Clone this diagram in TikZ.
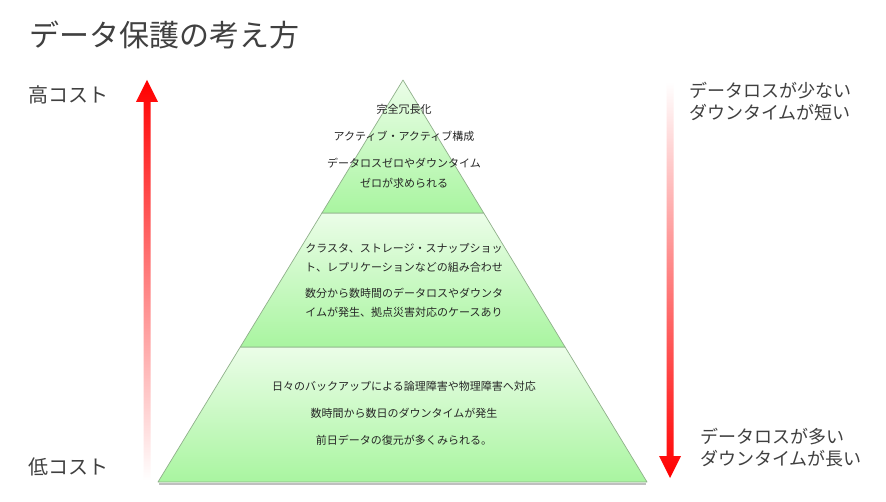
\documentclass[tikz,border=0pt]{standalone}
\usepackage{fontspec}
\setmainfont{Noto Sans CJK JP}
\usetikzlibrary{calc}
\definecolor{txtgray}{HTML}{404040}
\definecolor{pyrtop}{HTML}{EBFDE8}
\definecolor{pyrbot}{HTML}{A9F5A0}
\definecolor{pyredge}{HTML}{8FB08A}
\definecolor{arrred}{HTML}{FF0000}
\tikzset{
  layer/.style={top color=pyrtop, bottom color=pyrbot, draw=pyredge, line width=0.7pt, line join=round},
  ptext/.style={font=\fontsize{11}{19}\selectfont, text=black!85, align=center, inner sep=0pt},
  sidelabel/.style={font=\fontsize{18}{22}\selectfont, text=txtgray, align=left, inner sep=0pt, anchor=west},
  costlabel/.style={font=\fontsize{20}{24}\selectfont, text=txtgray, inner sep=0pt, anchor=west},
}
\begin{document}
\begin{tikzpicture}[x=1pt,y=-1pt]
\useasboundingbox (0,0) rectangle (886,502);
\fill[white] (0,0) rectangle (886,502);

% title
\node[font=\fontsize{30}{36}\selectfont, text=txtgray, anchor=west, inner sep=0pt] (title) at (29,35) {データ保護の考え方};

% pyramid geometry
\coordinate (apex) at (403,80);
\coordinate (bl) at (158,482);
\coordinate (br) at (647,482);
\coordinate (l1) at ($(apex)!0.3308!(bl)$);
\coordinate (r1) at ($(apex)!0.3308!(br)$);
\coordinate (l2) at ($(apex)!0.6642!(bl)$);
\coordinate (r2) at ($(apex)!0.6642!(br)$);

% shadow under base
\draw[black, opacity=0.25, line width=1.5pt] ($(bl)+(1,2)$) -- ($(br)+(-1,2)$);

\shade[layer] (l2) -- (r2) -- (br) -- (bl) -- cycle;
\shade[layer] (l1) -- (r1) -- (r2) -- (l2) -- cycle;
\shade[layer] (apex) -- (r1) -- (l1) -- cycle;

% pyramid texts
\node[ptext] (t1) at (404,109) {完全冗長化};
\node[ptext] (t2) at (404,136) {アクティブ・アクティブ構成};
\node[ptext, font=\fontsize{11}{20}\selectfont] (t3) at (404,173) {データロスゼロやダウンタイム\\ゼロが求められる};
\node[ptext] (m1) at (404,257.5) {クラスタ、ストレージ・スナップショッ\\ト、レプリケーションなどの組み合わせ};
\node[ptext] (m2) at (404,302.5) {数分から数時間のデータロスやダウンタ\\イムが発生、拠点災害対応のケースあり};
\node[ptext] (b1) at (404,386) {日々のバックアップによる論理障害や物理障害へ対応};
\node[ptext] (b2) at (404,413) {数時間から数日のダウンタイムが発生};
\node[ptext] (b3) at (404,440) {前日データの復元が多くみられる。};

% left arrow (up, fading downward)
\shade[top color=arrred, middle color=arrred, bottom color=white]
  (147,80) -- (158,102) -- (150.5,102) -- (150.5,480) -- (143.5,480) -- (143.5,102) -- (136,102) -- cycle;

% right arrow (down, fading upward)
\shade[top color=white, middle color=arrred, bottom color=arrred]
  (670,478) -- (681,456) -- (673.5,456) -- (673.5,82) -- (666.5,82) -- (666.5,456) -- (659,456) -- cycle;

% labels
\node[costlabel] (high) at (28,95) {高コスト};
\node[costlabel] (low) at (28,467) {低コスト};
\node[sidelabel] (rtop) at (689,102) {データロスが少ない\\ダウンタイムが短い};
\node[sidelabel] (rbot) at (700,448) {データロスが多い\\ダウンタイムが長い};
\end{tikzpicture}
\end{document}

__TASK PROMPT__: Starting at the first line of the material, output exactly the lines up to and including the one with "text=txtgray, anchor=west, inner". Do not include the pictures.

__OUTPUT FOR THIS EXERCISE__:
Clone this diagram in TikZ.
\documentclass[tikz,border=0pt]{standalone}
\usepackage{fontspec}
\setmainfont{Noto Sans CJK JP}
\usetikzlibrary{calc}
\definecolor{txtgray}{HTML}{404040}
\definecolor{pyrtop}{HTML}{EBFDE8}
\definecolor{pyrbot}{HTML}{A9F5A0}
\definecolor{pyredge}{HTML}{8FB08A}
\definecolor{arrred}{HTML}{FF0000}
\tikzset{
  layer/.style={top color=pyrtop, bottom color=pyrbot, draw=pyredge, line width=0.7pt, line join=round},
  ptext/.style={font=\fontsize{11}{19}\selectfont, text=black!85, align=center, inner sep=0pt},
  sidelabel/.style={font=\fontsize{18}{22}\selectfont, text=txtgray, align=left, inner sep=0pt, anchor=west},
  costlabel/.style={font=\fontsize{20}{24}\selectfont, text=txtgray, inner sep=0pt, anchor=west},
}
\begin{document}
\begin{tikzpicture}[x=1pt,y=-1pt]
\useasboundingbox (0,0) rectangle (886,502);
\fill[white] (0,0) rectangle (886,502);

% title
\node[font=\fontsize{30}{36}\selectfont, text=txtgray, anchor=west, inner sep=0pt] (title) at (29,35) {データ保護の考え方};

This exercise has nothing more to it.